The firm, which started in Brianne West’s kitchen in 2012 hoping to reduce the amount of plastic going to landfills, is gearing up to expand into Australian supermarket chain Woolworth’s 950 store locations.
From April, Ethique hair cut products will be sold in supermarkets and an extended range in other stores. The business has been stocked in Priceline and a number of independent stores in Australia for just over two years.
“It’s a big jump in stores in Australia and we’re very excited, but we’re very lucky we’ve got good scalable production in New Zealand,” Ethique founder West said.
Ethique’s factory is based in Auckland, its headquarters in Christchurch, and it has teams based in New York and Britain.
The distribution deal with Woolworths will mean Ethique will be sending “tens of thousands” of bars to Australia on a monthly basis.
“While I always saw Ethique being a D2C business online, it is really important for people to be able to touch and feel and have a look at the product physically so we need to be in retail stores, and with our launch into grocery in New Zealand through Countdown we found that very successful, so moving into Woolworths we expect very much the same,” said West, who is a biochemist by trade.
“It’s a greater brand awareness mechanism as well so it’s not just about sales.”
Woolworths approached Ethique about the distribution deal in the second-half of last year.
West said it was interesting to see how retailers were moving to embrace sustainability in line with consumer expectations.
Thousands of retailers around the world stock Ethique products, available in 22 countries worldwide. It sends goods to 50 countries including through its e-commerce channel.
Ethique set out in 2012 with the goal of saving one million plastic bottles by 2020, fast forward 10 years it was able to save 10 million plastic bottles in that time.
It has since set itself the goal of saving half a billion by 2030. So far it has saved just under 11 million plastic bottles, but West said even by Ethique’s most conservative forecasts it was “well on track” to achieve that ambitious goal.
Ethique was named New Zealand’s fourth fastest-growing company by Deloitte in 2019, with just under 1000 per cent growth in the period.
West the company’s growth in recent years had been phenomenal. She could not share financials.
“I never really thought we would be talking to the likes of Woolworths, or Holland & Barrett or Boots in the UK – it’s pretty crazy.”

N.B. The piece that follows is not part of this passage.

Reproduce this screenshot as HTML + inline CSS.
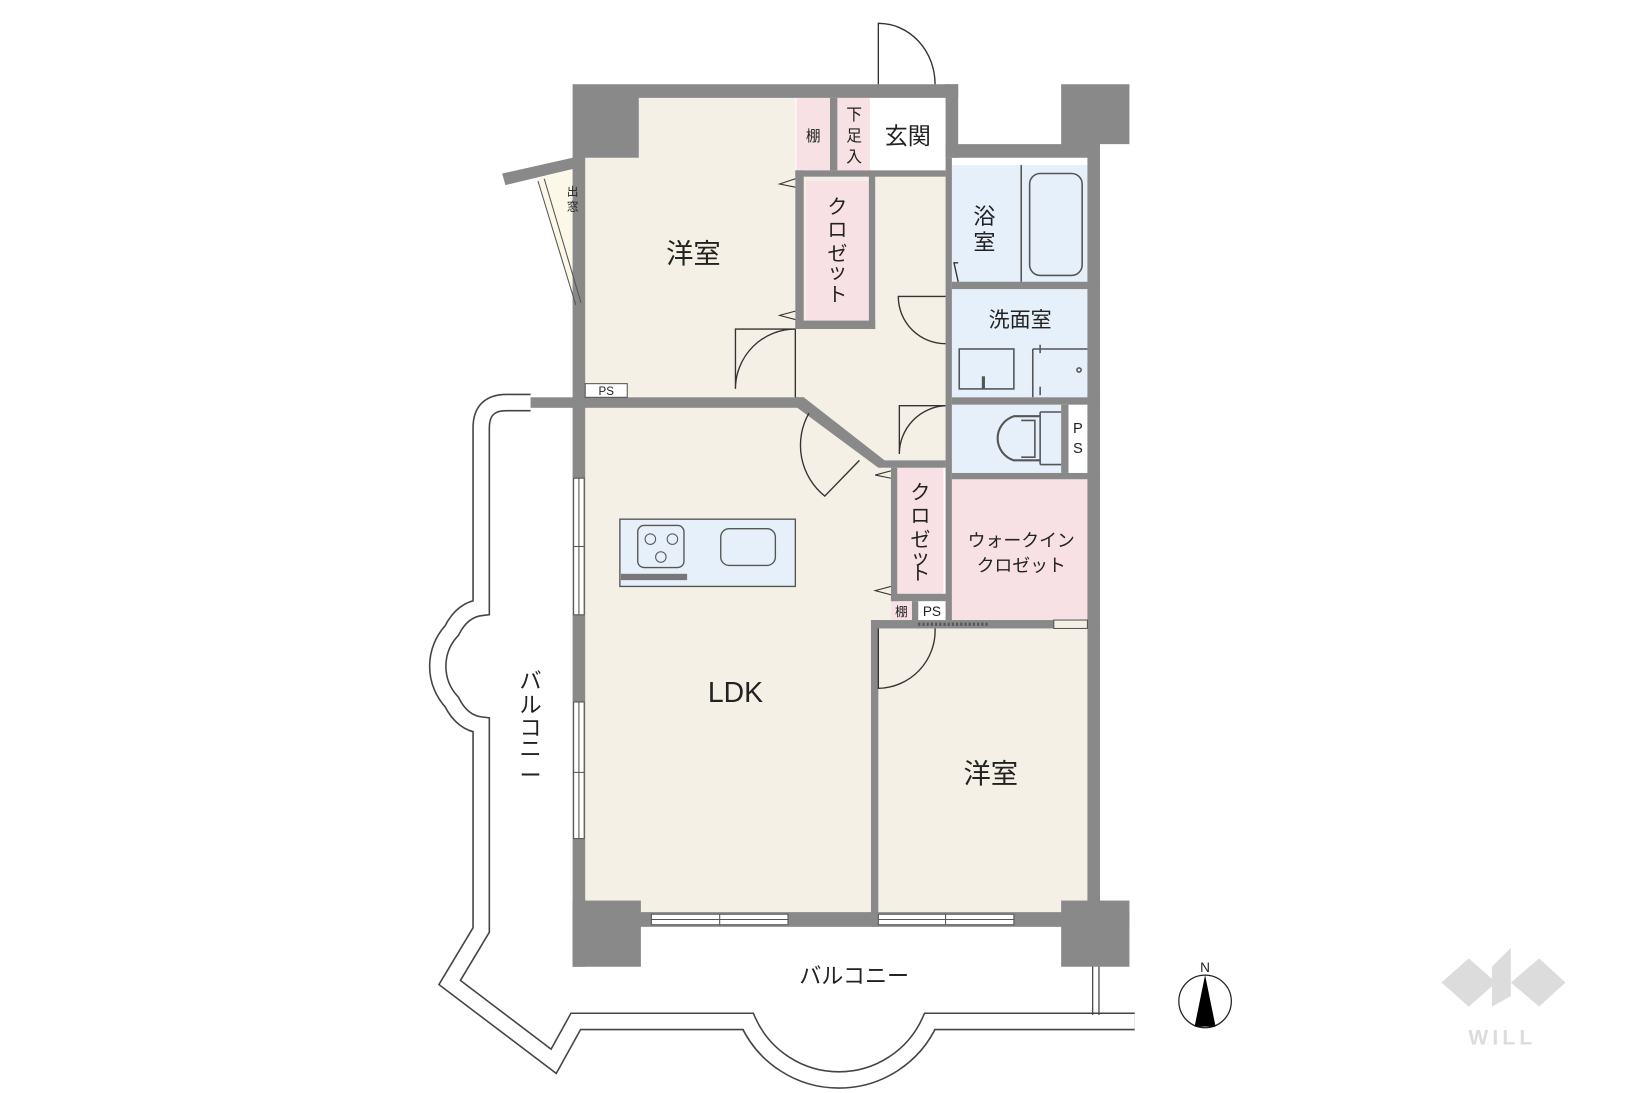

Demand is strong for its products around the world, although freight continued to be an ongoing nightmare for the team, she said. “But, if that’s the biggest thing we’ve got to moan about then [we’re in a pretty good position].”
West would typically travel to new markets to meet and set up arrangements with new distributors, but she assumed travel like last year would remain off the cards throughout the year. Instead, the company’s teams offshore would be focused on this.
It is focused on growing its distribution throughout the United States and Britain.
In October last year, Ethique signed an investment deal with a small group of international backers, which saw about 350 early investors see a return “many, many times” bigger than the amount they originally put in. The company raised more than $1 million through two equity crowdfunding raises in 2015 and in 2017.
Details about the new international investors, or the size of their investment, remain undisclosed.